Buildings insurance—subrogation rights and waivers
Buildings insurance—subrogation rights and waivers

The following Property guidance note provides comprehensive and up to date legal information covering:

  • Buildings insurance—subrogation rights and waivers
  • The principle of subrogation
  • Subrogation in relation to leases
  • Waiver
  • Is an express waiver actually needed?

The principle of subrogation

Subrogation is the right of an insurer, once it has made payment to its insured for loss covered by an insurance policy, to ‘step into the shoes’ of the insured and to exercise any rights or remedies which the insured has against the person who caused the insured to suffer that loss.

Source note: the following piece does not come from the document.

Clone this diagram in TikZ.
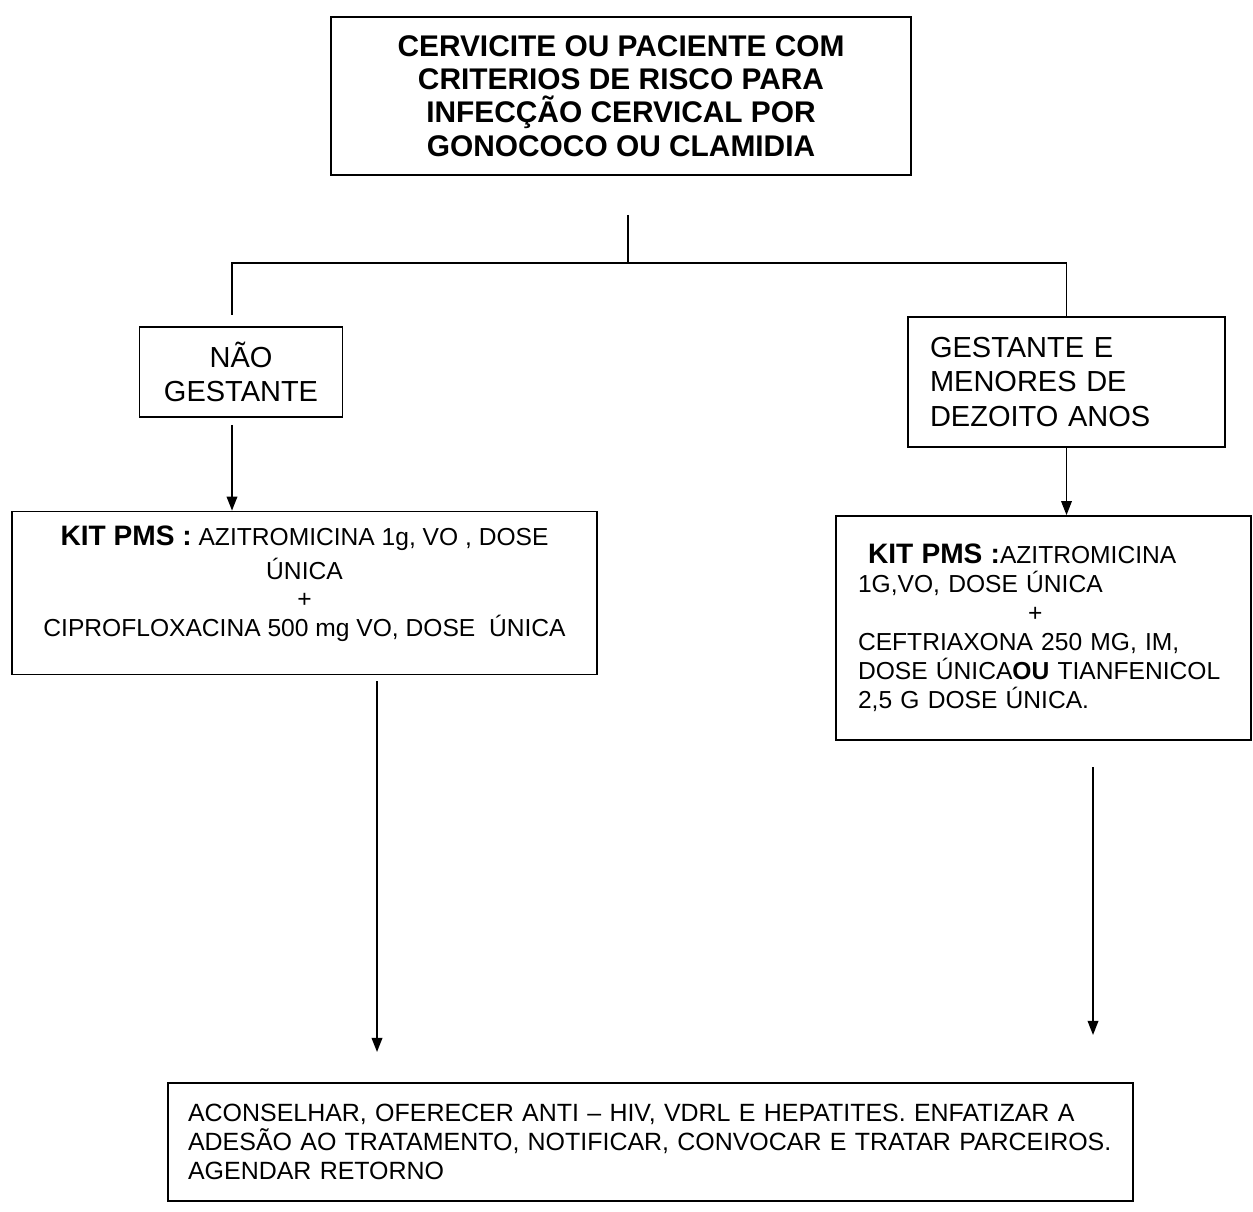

Most insurance policies contain an express right of subrogation, but one will be implied if necessary in order to do justice or prevent unjust enrichment. Although subrogation is, in principle, only available where the insured has been paid in full, it is common (either under the terms of the insurance policy or by separate agreement) for the insurer and the insured to agree that the insurer can bring a subrogated claim in the insured’s name even if the insured has not yet been fully indemnified.

Subrogation in relation to leases

In principle, where:

  1. a landlord suffers loss as a result of an act or default by one of his tenants (or by anyone for whom the tenant is responsible), and

  2. the landlord is insured against that loss

the landlord is entitled to claim under the insurance policy and leave the insurer to recover from the tenant the amount which it has paid out to the landlord.